This error occurred when executing:

../run stats-extraction extraction.stats.properties

And my extraction.stats.properties is:

# download and extraction target dir
base-dir=/Users/turing/extraction-framework/dump/

# Source file. If source file name ends with .gz or .bz2, it is unzipped on the fly.
# Must exist in the directory xxwiki/yyyymmdd and have the prefix xxwiki-yyyymmdd-
# where xx is the wiki code and yyyymmdd is the dump date.

# default:
source=pages-articles.xml.bz2

# alternatives:
# source=pages-articles.xml.gz
# source=pages-articles.xml

# use only directories that contain a 'download-complete' file? Default is false.
require-download-complete=true

# List of languages or article count ranges, e.g. 'en,de,fr' or '10000-20000' or '10000-', or '@mappings'
languages=en

# extractor class names starting with "." are prefixed by "org.dbpedia.extraction.mappings"

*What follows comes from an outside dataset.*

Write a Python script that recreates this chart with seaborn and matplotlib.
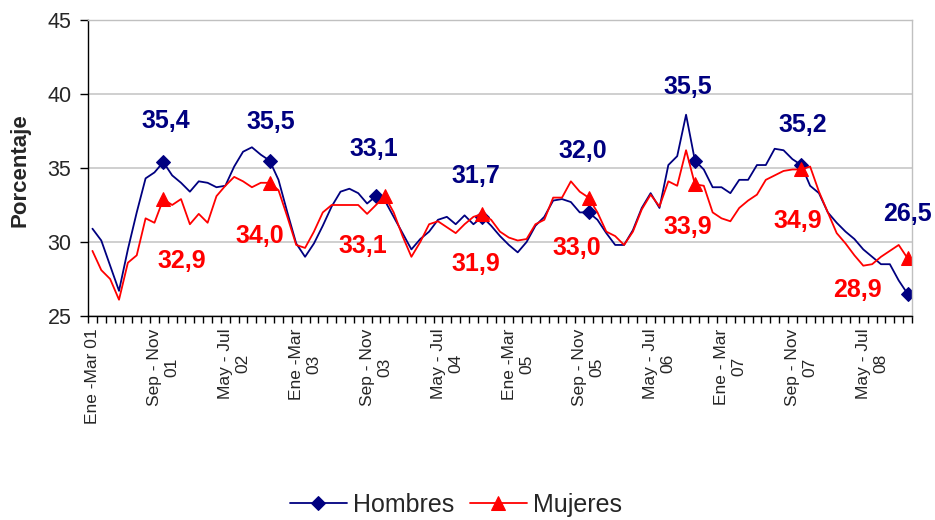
import numpy as np
import pandas as pd
import matplotlib
matplotlib.use("Agg")
import matplotlib.pyplot as plt
import seaborn as sns
from matplotlib.ticker import FixedLocator

# ---------------- data ----------------
hombres = [30.9, 30.1, 28.4, 26.7, 29.5, 32.0, 34.3, 34.7, 35.4, 34.5,
           34.0, 33.4, 34.1, 34.0, 33.7, 33.8, 35.1, 36.1, 36.4, 35.9,
           35.5, 34.2, 32.0, 29.9, 29.0, 29.9, 31.1, 32.4, 33.4, 33.6,
           33.3, 32.6, 33.1, 32.8, 31.7, 30.6, 29.5, 30.2, 30.7, 31.5,
           31.7, 31.2, 31.8, 31.2, 31.7, 31.1, 30.4, 29.8, 29.3, 30.0,
           31.1, 31.7, 32.8, 32.9, 32.7, 32.0, 32.0, 31.5, 30.6, 29.8,
           29.8, 30.8, 32.3, 33.3, 32.3, 35.2, 35.8, 38.6, 35.5, 34.9,
           33.7, 33.7, 33.3, 34.2, 34.2, 35.2, 35.2, 36.3, 36.2, 35.6,
           35.2, 33.8, 33.3, 32.0, 31.3, 30.7, 30.2, 29.5, 29.0, 28.5,
           28.5, 27.4, 26.5]
mujeres = [29.4, 28.1, 27.5, 26.1, 28.6, 29.1, 31.6, 31.3, 32.9, 32.5,
           32.9, 31.2, 31.9, 31.3, 33.1, 33.8, 34.4, 34.1, 33.7, 34.0,
           34.0, 33.5, 31.7, 29.8, 29.6, 30.7, 32.0, 32.5, 32.5, 32.5,
           32.5, 31.9, 32.5, 33.1, 32.0, 30.4, 29.0, 30.0, 31.2, 31.4,
           31.0, 30.6, 31.2, 31.7, 31.9, 31.5, 30.7, 30.3, 30.1, 30.2,
           31.2, 31.5, 33.0, 33.0, 34.1, 33.4, 33.0, 32.0, 30.7, 30.4,
           29.8, 30.7, 32.2, 33.2, 32.4, 34.1, 33.8, 36.2, 33.9, 33.8,
           32.0, 31.6, 31.4, 32.3, 32.8, 33.2, 34.2, 34.5, 34.8, 34.9,
           34.9, 35.1, 33.4, 32.0, 30.6, 29.9, 29.1, 28.4, 28.5, 29.0,
           29.4, 29.8, 28.9]
hombres_marked = [8, 20, 32, 44, 56, 68, 80, 92]
mujeres_marked = [8, 20, 33, 44, 56, 68, 80, 92]
tick_idx = [0, 8, 16, 24, 32, 40, 48, 56, 64, 72, 80, 88]
tick_labels = ["Ene -Mar 01", "Sep - Nov\n01", "May - Jul\n02", "Ene -Mar\n03",
               "Sep - Nov\n03", "May - Jul\n04", "Ene -Mar\n05", "Sep - Nov\n05",
               "May - Jul\n06", "Ene - Mar\n07", "Sep - Nov\n07", "May - Jul\n08"]

# label offsets (pixels, relative to marker): style only
h_off = [(2, -41), (1, -39), (-2, -47), (-6, -41), (-6, -61), (-7, -74), (2, -40), (0, -80)]
m_off = [(18, 62), (-10, 53), (-22, 50), (-6, 50), (-12, 50), (-7, 43), (-3, 52), (-50, 32)]

# ---------------- style ----------------
sns.set_style("white")
plt.rcParams['font.family'] = ['Liberation Sans', 'DejaVu Sans']

BLUE = "#000080"
RED = "#FF0000"

fig = plt.figure(figsize=(9.35, 5.2), dpi=100)
ax = fig.add_axes([88/935, 1-316/520, (912-88)/935, (316-20)/520])

df = pd.DataFrame({"idx": np.arange(len(hombres)), "Hombres": hombres, "Mujeres": mujeres})

sns.lineplot(data=df, x="idx", y="Hombres", ax=ax, color=BLUE, linewidth=1.3,
             marker="D", markevery=hombres_marked, markersize=7.5,
             markeredgecolor=BLUE, markerfacecolor=BLUE, label="Hombres",
             estimator=None, sort=False)
sns.lineplot(data=df, x="idx", y="Mujeres", ax=ax, color=RED, linewidth=1.3,
             marker="^", markevery=mujeres_marked, markersize=10,
             markeredgecolor=RED, markerfacecolor=RED, label="Mujeres",
             estimator=None, sort=False)

px2pt = 72 / 100
for (i, (dx, dy)) in zip(hombres_marked, h_off):
    v = hombres[i]
    ax.annotate(f"{v:.1f}".replace(".", ","), xy=(i, v), xytext=(dx*px2pt, -dy*px2pt),
                textcoords="offset points", ha="center", va="center",
                fontsize=18, fontweight="bold", color=BLUE, annotation_clip=False)
for (i, (dx, dy)) in zip(mujeres_marked, m_off):
    v = mujeres[i]
    ax.annotate(f"{v:.1f}".replace(".", ","), xy=(i, v), xytext=(dx*px2pt, -dy*px2pt),
                textcoords="offset points", ha="center", va="center",
                fontsize=18, fontweight="bold", color=RED, annotation_clip=False)

# axes
ax.set_xlim(-0.5, len(hombres) - 0.5)
ax.set_ylim(25, 45)
ax.set_yticks([25, 30, 35, 40, 45])
ax.yaxis.grid(True, color="#cccccc", linewidth=1.3)
ax.set_axisbelow(True)
ax.tick_params(axis="y", which="major", direction="out", length=6, width=1,
               color="black", labelsize=15.5, pad=6, left=True)

ax.xaxis.set_major_locator(FixedLocator(tick_idx))
ax.set_xticklabels(tick_labels, rotation=90, ha="center", va="top",
                   multialignment="center", fontsize=12.5)
ax.xaxis.set_minor_locator(FixedLocator(np.arange(-0.5, len(hombres), 1)))
ax.tick_params(axis="x", which="major", length=0, pad=9)
ax.tick_params(axis="x", which="minor", direction="out", length=5, width=1,
               color="black", bottom=True)
ax.set_xlabel("")
ax.set_ylabel("")

for s in ["left", "bottom"]:
    ax.spines[s].set_color("black")
    ax.spines[s].set_linewidth(1.0)
for s in ["top", "right"]:
    ax.spines[s].set_color("#c0c0c0")
    ax.spines[s].set_linewidth(1.0)

fig.text(20/935, 1-170/520, "Porcentaje", rotation=90, ha="center", va="center",
         fontsize=16, fontweight="bold")

handles, labels = ax.get_legend_handles_labels()
ax.get_legend().remove()
fig.legend(handles, labels, loc="center", bbox_to_anchor=(456/935, 1-505/520),
           ncol=2, frameon=False, fontsize=18, handlelength=2.3,
           handletextpad=0.25, columnspacing=0.6)

fig.savefig("out.png", dpi=100)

extractors=.RedirectExtractor,.InfoboxExtractor,.TemplateParameterExtractor

# Use IRIs and all local URIs (even en.dbpedia.org). Stats builder can't handle generic domains.
uri-policy.default=reject-long:*
format.ttl.gz=turtle-triples;uri-policy.default

# if ontology and mapping files are not given or do not exist, download info from mappings.dbpedia.org
ontology=../ontology.xml
mappings=../mappings
jimkont commented 9 years ago

Can you test the wikipedia dump with bzip2 --test <dump-file> ?

jvican commented 9 years ago

I have executed it and after a while anything appears in the screen. It looks like the dump is ok. What do you think? @jimkont

jimkont commented 9 years ago

The stack trace indicates a decompression error, can you download the dump again and re-try ?

jimkont commented 9 years ago

@jvican any progress on this?

jvican commented 9 years ago

Sorry @jimkont, I am very busy and I couldn't do a thing. I hope this summer I can, I will do this and read all the source code if I have time. But, at this moment, please don't count on me.

jimkont commented 9 years ago

No worries, feel free to reopen this if this persists